Nanoha didn't answer.

Nadia had arrived on the back of a giant lion after all, and Planeswalker or not, a giant roaring lion was enough of a jump scare to take the words right out of the throats of everyone in the nearby proximity.

"Shade!" Nadia yelled from the back of her lion, her long dark blue hair tied in a ponytail with a white ribbon, her eyes narrow as she wore her usual outfit for Planeswalking, which consisted of an indecent show of dark skin interrupted by a leather skirt and jacket and her upper torso further hidden by a white shirt that did nothing but show the most generous of decollete.

The countless golden rings around her earlobes were also a gaudy show in my modest opinion.

"Not my fault," I said most resolutely.

Nadia did not look convinced.

Exterminate an entire Plane more than once, and suddenly every singular event of mass destruction must be attributed to you.

It's unfair I tell you.

Utterly unfair.
 
So we have Shade, Lina Inverse, Nanoha, and Nadia all chilling in the wreckage of the Macross Frontier? God I love crossovers.
 
We still don't know how Shade got that specific nom de guerre. For all we know, it was originally something benign like him enforcing the proper way to have coffee. Then his opposition warped it into an evil overlord thing, like a tale grown long in the telling.
 
We still don't know how Shade got that specific nom de guerre. For all we know, it was originally something benign like him enforcing the proper way to have coffee. Then his opposition warped it into an evil overlord thing, like a tale grown long in the telling.
That is exactly what happened to him.....well not really. He knew he would be villainized by most Planeswalkers but he did it anyways. Shade set down a few rules such as:

1.No Planeswalker shall kill another.
2.Don't mess with Phyrexia or the Eldrazi
And several others I can't remember.

Predictably Planeswalkers didn't like this new restriction to their freedom and ignored these rules or attacked Shade directly and he handily beat them in turn. What exactly happened will be up to shadenight123. Thus he got the name Tyrant and now Planeswalkers are now scheming against him.
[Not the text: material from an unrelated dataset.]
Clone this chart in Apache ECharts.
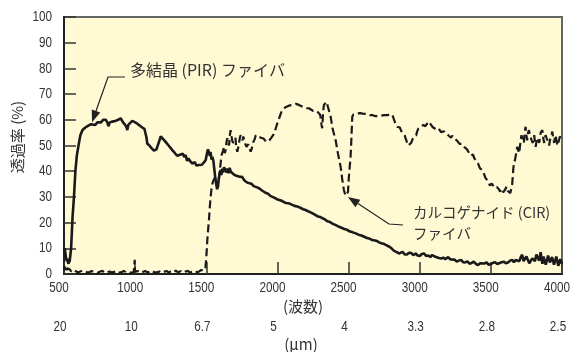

Course this is how I think Shade got the name Tyrant and I may be totally and completely wrong.
 
That is exactly what happened to him.....well not really. He knew he would be villainized by most Planeswalkers but he did it anyways. Shade set down a few rules such as:

1.No Planeswalker shall kill another.
2.Don't mess with Phyrexia or the Eldrazi
And several others I can't remember.

Predictably Planeswalkers didn't like this new restriction to their freedom and ignored these rules or attacked Shade directly and he handily beat them in turn. What exactly happened will be up to shadenight123. Thus he got the name Tyrant and now Planeswalkers are now scheming against him.

Course this is how I think Shade got the name Tyrant and I may be totally and completely wrong.
He obviously stole all coffee from every plane and never shares any!